**Dataset content**.
---*---

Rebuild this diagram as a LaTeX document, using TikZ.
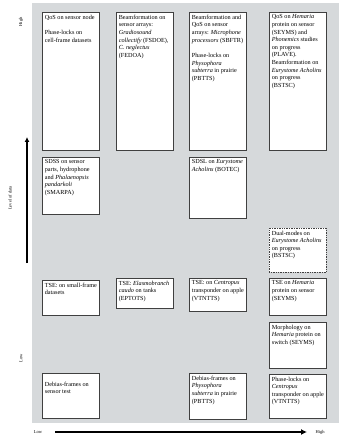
\documentclass[tikz,border=0pt]{standalone}
\usepackage{fontspec}
\setmainfont{Liberation Serif}
\usepackage{tikz}
\usetikzlibrary{%
	calc,%
	arrows.meta,%
	positioning
}
\definecolor{panelgray}{rgb}{0.84, 0.85, 0.86}
\definecolor{edgegray}{rgb}{0.25, 0.25, 0.25}

% Text of a box, set from its top
\newcommand{\celltext}[2]{\parbox[t][#1][t]{59pt}{\raggedright\hsize=52pt #2}}

\tikzset{
	cell/.style={draw=edgegray, fill=white, line width=0.7pt, anchor=north west,
		inner sep=2.5pt, font=\fontsize{6.2}{7.6}\selectfont},
	axislabel/.style={font=\fontsize{4.5}{5}\selectfont, rotate=90}
}

\begin{document}
\begin{tikzpicture}[x=1pt,y=-1pt]
			\useasboundingbox (0,0) rectangle (339,435);
			% Panel
			\fill[panelgray] (32,3) rectangle (339,423);
			% Top row
			\node[cell] (qosnode) at (42,12) {\celltext{133pt}{QoS on sensor node\\[8pt] Phase-locks on cell-frame datasets}};
			\node[cell] (beamarray) at (116,12) {\celltext{133pt}{Beamformation on sensor arrays: \textit{Gradiosound collectify} (FSDOE), \textit{C.~neglectus} (FEDOA)}};
			\node[cell] (beamqos) at (189,12) {\celltext{133pt}{Beamformation and QoS on sensor arrays: \textit{Microphone processors} (SBFTR)\\[8pt] Phase-locks on \textit{Physophora subterra} in prairie (PBTTS)}};
			\node[cell] (qoshem) at (269,12) {\celltext{133pt}{QoS on \textit{Hemaria} protein on sensor (SEYMS) and \textit{Phonemics} studies on progress (PLAVE). Beamformation on \textit{Eurystome Acholins} on progress (BSTSC)}};
			% Second row
			\node[cell] (sdss) at (42,157) {\celltext{52pt}{SDSS on sensor parts, hydrophone and \textit{Phalaenopsis pandarkoli} (SMARPA)}};
			\node[cell] (sdsl) at (189,157) {\celltext{56pt}{SDSL on \textit{Eurystome Acholins} (BOTEC)}};
			% Third row
			\node[cell, densely dotted] (dualmode) at (269,228) {\celltext{39pt}{Dual-modes on \textit{Eurystome Acholins} on progress (BSTSC)}};
			% Fourth row
			\node[cell] (tseframe) at (42,280) {\celltext{30pt}{TSE: on small-frame datasets}};
			\node[cell] (tsetank) at (116,278) {\celltext{25pt}{TSE: \textit{Elasmobranch caudo} on tanks (EPTOTS)}};
			\node[cell] (tseapple) at (189,278) {\celltext{28pt}{TSE: on \textit{Centropus} transponder on apple (VTNTTS)}};
			\node[cell] (tsehem) at (269,278) {\celltext{32pt}{TSE on \textit{Hemaria} protein on sensor (SEYMS)}};
			% Fifth row
			\node[cell] (morph) at (269,322) {\celltext{41pt}{Morphology on \textit{Hemaria} protein on switch (SEYMS)}};
			% Bottom row
			\node[cell] (debtest) at (42,373) {\celltext{40pt}{\vspace*{6pt}Debias-frames on sensor test}};
			\node[cell] (debprairie) at (189,373) {\celltext{41pt}{Debias-frames on \textit{Physophora subterra} in prairie (PBTTS)}};
			\node[cell] (phaseapple) at (269,374) {\celltext{39pt}{Phase-locks on \textit{Centropus} transponder on apple (VTNTTS)}};

			% Axes
			\coordinate (ylow) at (27,263);
			\coordinate (yhigh) at (27,137);
			\coordinate (xlow) at (55,432);
			\coordinate (xhigh) at (307,432);
			\draw[line width=1.6pt, -{Latex[length=5pt,width=5pt]}] (ylow) -- (yhigh);
			\draw[line width=2.2pt, -{Latex[length=6pt,width=6pt]}] (xlow) -- (xhigh);
			\node[axislabel] (yhightext) at (21,22) {High};
			\node[axislabel] (ylowtext) at (21,358) {Low};
			\node[axislabel] (ytitle) at (10,198) {Level of data};
			\node[font=\fontsize{4.5}{5}\selectfont] (xlowtext) at (38,432) {Low};
			\node[font=\fontsize{4.5}{5}\selectfont] (xhightext) at (320,432) {High};
		\end{tikzpicture}
\end{document}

---*---

**Objective**. Give all the lines above again, character for character, without pictures.

**Finished task**.
Rebuild this diagram as a LaTeX document, using TikZ.
\documentclass[tikz,border=0pt]{standalone}
\usepackage{fontspec}
\setmainfont{Liberation Serif}
\usepackage{tikz}
\usetikzlibrary{%
	calc,%
	arrows.meta,%
	positioning
}
\definecolor{panelgray}{rgb}{0.84, 0.85, 0.86}
\definecolor{edgegray}{rgb}{0.25, 0.25, 0.25}

% Text of a box, set from its top
\newcommand{\celltext}[2]{\parbox[t][#1][t]{59pt}{\raggedright\hsize=52pt #2}}

\tikzset{
	cell/.style={draw=edgegray, fill=white, line width=0.7pt, anchor=north west,
		inner sep=2.5pt, font=\fontsize{6.2}{7.6}\selectfont},
	axislabel/.style={font=\fontsize{4.5}{5}\selectfont, rotate=90}
}

\begin{document}
\begin{tikzpicture}[x=1pt,y=-1pt]
			\useasboundingbox (0,0) rectangle (339,435);
			% Panel
			\fill[panelgray] (32,3) rectangle (339,423);
			% Top row
			\node[cell] (qosnode) at (42,12) {\celltext{133pt}{QoS on sensor node\\[8pt] Phase-locks on cell-frame datasets}};
			\node[cell] (beamarray) at (116,12) {\celltext{133pt}{Beamformation on sensor arrays: \textit{Gradiosound collectify} (FSDOE), \textit{C.~neglectus} (FEDOA)}};
			\node[cell] (beamqos) at (189,12) {\celltext{133pt}{Beamformation and QoS on sensor arrays: \textit{Microphone processors} (SBFTR)\\[8pt] Phase-locks on \textit{Physophora subterra} in prairie (PBTTS)}};
			\node[cell] (qoshem) at (269,12) {\celltext{133pt}{QoS on \textit{Hemaria} protein on sensor (SEYMS) and \textit{Phonemics} studies on progress (PLAVE). Beamformation on \textit{Eurystome Acholins} on progress (BSTSC)}};
			% Second row
			\node[cell] (sdss) at (42,157) {\celltext{52pt}{SDSS on sensor parts, hydrophone and \textit{Phalaenopsis pandarkoli} (SMARPA)}};
			\node[cell] (sdsl) at (189,157) {\celltext{56pt}{SDSL on \textit{Eurystome Acholins} (BOTEC)}};
			% Third row
			\node[cell, densely dotted] (dualmode) at (269,228) {\celltext{39pt}{Dual-modes on \textit{Eurystome Acholins} on progress (BSTSC)}};
			% Fourth row
			\node[cell] (tseframe) at (42,280) {\celltext{30pt}{TSE: on small-frame datasets}};
			\node[cell] (tsetank) at (116,278) {\celltext{25pt}{TSE: \textit{Elasmobranch caudo} on tanks (EPTOTS)}};
			\node[cell] (tseapple) at (189,278) {\celltext{28pt}{TSE: on \textit{Centropus} transponder on apple (VTNTTS)}};
			\node[cell] (tsehem) at (269,278) {\celltext{32pt}{TSE on \textit{Hemaria} protein on sensor (SEYMS)}};
			% Fifth row
			\node[cell] (morph) at (269,322) {\celltext{41pt}{Morphology on \textit{Hemaria} protein on switch (SEYMS)}};
			% Bottom row
			\node[cell] (debtest) at (42,373) {\celltext{40pt}{\vspace*{6pt}Debias-frames on sensor test}};
			\node[cell] (debprairie) at (189,373) {\celltext{41pt}{Debias-frames on \textit{Physophora subterra} in prairie (PBTTS)}};
			\node[cell] (phaseapple) at (269,374) {\celltext{39pt}{Phase-locks on \textit{Centropus} transponder on apple (VTNTTS)}};

			% Axes
			\coordinate (ylow) at (27,263);
			\coordinate (yhigh) at (27,137);
			\coordinate (xlow) at (55,432);
			\coordinate (xhigh) at (307,432);
			\draw[line width=1.6pt, -{Latex[length=5pt,width=5pt]}] (ylow) -- (yhigh);
			\draw[line width=2.2pt, -{Latex[length=6pt,width=6pt]}] (xlow) -- (xhigh);
			\node[axislabel] (yhightext) at (21,22) {High};
			\node[axislabel] (ylowtext) at (21,358) {Low};
			\node[axislabel] (ytitle) at (10,198) {Level of data};
			\node[font=\fontsize{4.5}{5}\selectfont] (xlowtext) at (38,432) {Low};
			\node[font=\fontsize{4.5}{5}\selectfont] (xhightext) at (320,432) {High};
		\end{tikzpicture}
\end{document}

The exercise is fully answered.